For a month, the mother watched as her daughter's frail body swelled and the circles under her eyes darkened. With no money and no hospital nearby, she could only pray as word spread of children dying.

Finally Saint-Juste heard that Doctors Without Borders had come to the region. Carrying Venecia, she walked for hours from their village of Mabrignol to the makeshift clinic, and the child was airlifted by helicopter Nov. 9 to the aid group's hospital in Port-au-Prince.

"I didn't think she was going to make it to the hospital," Saint-Juste said. The child stayed there for 15 days.

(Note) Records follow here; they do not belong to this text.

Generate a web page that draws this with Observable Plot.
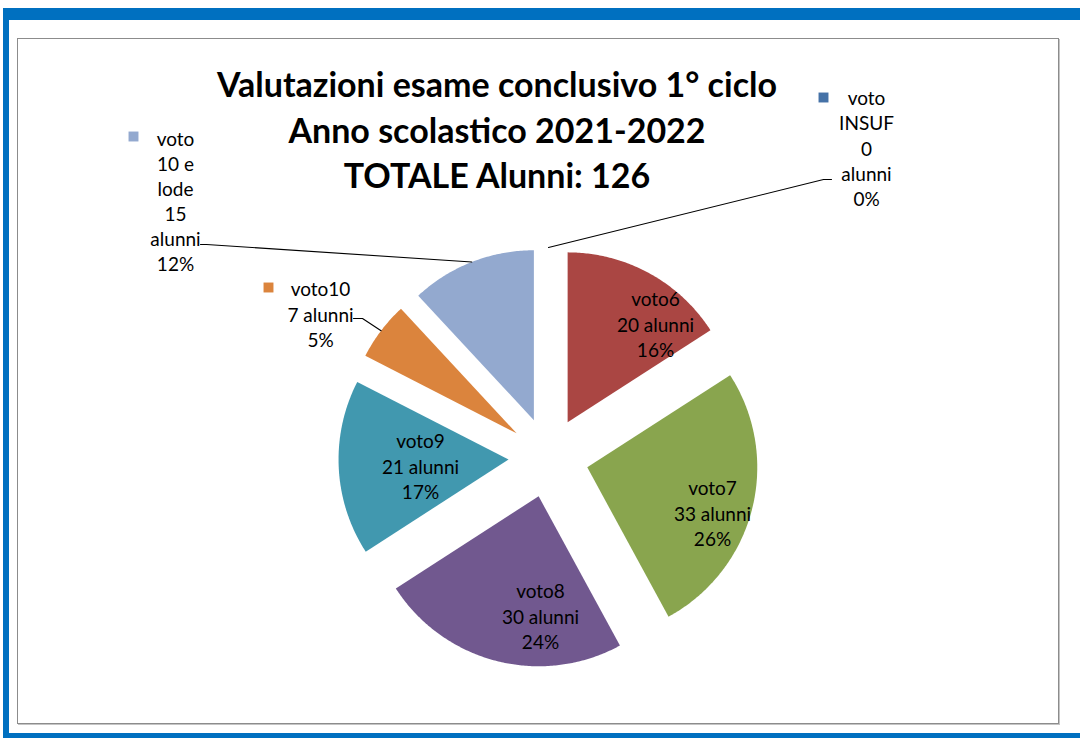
<!DOCTYPE html>
<html><head><meta charset="utf-8">
<script src="https://cdn.jsdelivr.net/npm/d3@7"></script>
<script src="https://cdn.jsdelivr.net/npm/@observablehq/plot@0.6"></script>
<style>
body{margin:0;background:#fff;}
#wrap{position:relative;width:1080px;height:738px;overflow:hidden;font-family:Lato,"Open Sans",sans-serif;}
.band{position:absolute;background:#0070C0;}
#box{position:absolute;left:17px;top:38px;width:1040px;height:684px;border:1px solid #8c8c8c;box-shadow:1px 1px 0 #c4c4c4;}
#title{position:absolute;left:147px;width:700px;top:61px;text-align:center;font-weight:bold;font-size:34px;line-height:45.5px;color:#000;}
#chart{position:absolute;left:0;top:0;}
</style></head>
<body><div id="wrap">
<div class="band" style="left:3px;top:8px;width:1077px;height:12px"></div>
<div class="band" style="left:3px;top:8px;width:6px;height:730px"></div>
<div class="band" style="left:3px;top:733px;width:1077px;height:5px"></div>
<div id="box"></div>
<div id="chart"></div>
<div id="title">Valutazioni esame conclusivo 1° ciclo<br>Anno scolastico 2021-2022<br>TOTALE Alunni: 126</div>
</div>
<script>
// ---- data ----
const categories = ["voto INSUF", "voto6", "voto7", "voto8", "voto9", "voto10", "voto 10 e lode"];
const students = [0, 20, 33, 30, 21, 7, 15];
const percentLabels = ["0%", "16%", "26%", "24%", "17%", "5%", "12%"];
const labelTexts = [
  "voto\nINSUF\n0\nalunni\n0%",
  "voto6\n20 alunni\n16%",
  "voto7\n33 alunni\n26%",
  "voto8\n30 alunni\n24%",
  "voto9\n21 alunni\n17%",
  "voto10\n7 alunni\n5%",
  "voto\n10 e\nlode\n15\nalunni\n12%"
];
const colors = ["#4572A7", "#AA4643", "#89A54E", "#71588F", "#4198AF", "#DB843D", "#93A9CF"];

// ---- layout ----
const W = 1080, H = 738;
const center = {x: 548, y: 457};
const radius = 170, explode = 40;
// label anchor (centre of text block) per category
const labelPos = [
  {x: 866, y: 147, outside: true, key: {x: 823, y: 97}, lead: [{x: 831, y: 179}, {x: 823, y: 179}]},
  {x: 655, y: 323},
  {x: 712, y: 512},
  {x: 540, y: 615},
  {x: 420, y: 465},
  {x: 320, y: 313, outside: true, key: {x: 268, y: 287}, lead: [{x: 353, y: 318}, {x: 362, y: 318}]},
  {x: 175, y: 200, outside: true, key: {x: 133, y: 136}, lead: [{x: 200, y: 244}, {x: 206, y: 244}]}
];

const rows = categories.map((c, i) => ({category: c, students: students[i], pct: percentLabels[i], label: labelTexts[i]}));
const arcs = d3.pie().sort(null).value(d => d.students)(rows);

const pt = (cx, cy, a, r) => ({x: cx + r * Math.sin(a), y: cy - r * Math.cos(a)});

const slicePts = [];
const leaderPts = [];
const labelRows = [];
const keyRows = [];
arcs.forEach((a, i) => {
  const mid = (a.startAngle + a.endAngle) / 2;
  const o = pt(center.x, center.y, mid, explode);
  if (a.data.students > 0) {
    slicePts.push({category: a.data.category, x: o.x, y: o.y});
    const n = Math.max(8, Math.ceil((a.endAngle - a.startAngle) / 0.01));
    for (let k = 0; k <= n; k++) {
      const ang = a.startAngle + (a.endAngle - a.startAngle) * k / n;
      const p = pt(o.x, o.y, ang, radius);
      slicePts.push({category: a.data.category, x: p.x, y: p.y});
    }
    slicePts.push({category: a.data.category, x: o.x, y: o.y});
  }
  const lp = labelPos[i];
  labelRows.push({category: a.data.category, x: lp.x, y: lp.y, text: a.data.label});
  if (lp.outside) {
    const edge = pt(o.x, o.y, mid, radius);
    lp.lead.forEach(p => leaderPts.push({category: a.data.category, x: p.x, y: p.y}));
    leaderPts.push({category: a.data.category, x: edge.x, y: edge.y});
    keyRows.push({category: a.data.category, x: lp.key.x, y: lp.key.y});
  }
});

const font = "Lato, 'Open Sans', sans-serif";
const chart = Plot.plot({
  width: W, height: H,
  margin: 0,
  style: {background: "transparent", fontFamily: font},
  x: {domain: [0, W], range: [0, W], axis: null},
  y: {domain: [0, H], range: [0, H], axis: null},
  color: {domain: categories, range: colors},
  marks: [
    Plot.line(slicePts, {x: "x", y: "y", z: "category", fill: "category", stroke: "none", curve: "linear-closed"}),
    Plot.line(leaderPts, {x: "x", y: "y", z: "category", stroke: "#000", strokeWidth: 1.1}),
    Plot.dot(keyRows, {x: "x", y: "y", fill: "category", symbol: "square", r: 5.6, stroke: "none"}),
    Plot.text(labelRows, {x: "x", y: "y", text: "text", fontSize: 19, lineHeight: 1.32, fill: "#000", fontFamily: font, lineAnchor: "middle"})
  ]
});
document.getElementById("chart").appendChild(chart);
</script>
</body></html>
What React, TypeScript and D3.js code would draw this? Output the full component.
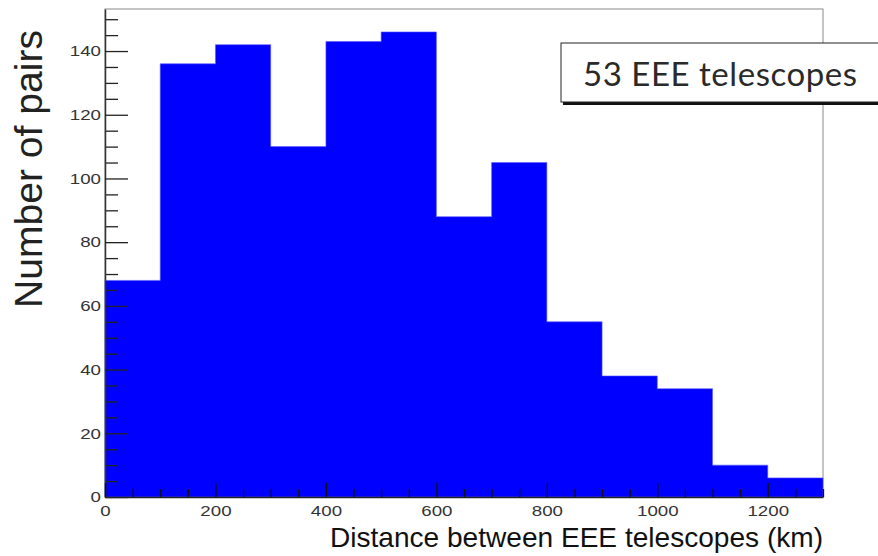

Now home, the girl nicknamed "Manushka" scrambles to keep up with her older siblings, wearing a smudged gray Eeyore sweat shirt. The circles have faded under her eyes, and a healthier color has returned to her cheeks.

But like her 6-year-old sister Minush, her stomach remains swollen. Their 14-month-old brother, Roselin, is pale and listless. Only the eldest, 9-year-old Silner, appears in reasonably good health.

Saint-Juste and her children huddle each night on a single cot in their shack of dried banana stalks; their former home was burned down by thieves while Saint-Juste was with Venecia at the hospital. Her two eldest children narrowly escaped.

The children's father, a shoeshine named Edner Louis, lives in Port-au-Prince and sometimes sends money. Saint-Juste also earns a ration of food and about 62 cents a day working in her neighbors' fields during the spring.

On Thursday, volunteers from the Greater Works Outreach church in Monroeville, Pa., and St. John's United Methodist Church in Turnersville, N.J., distributed food and other aid to some 600 people in nearby Baie d'Orange.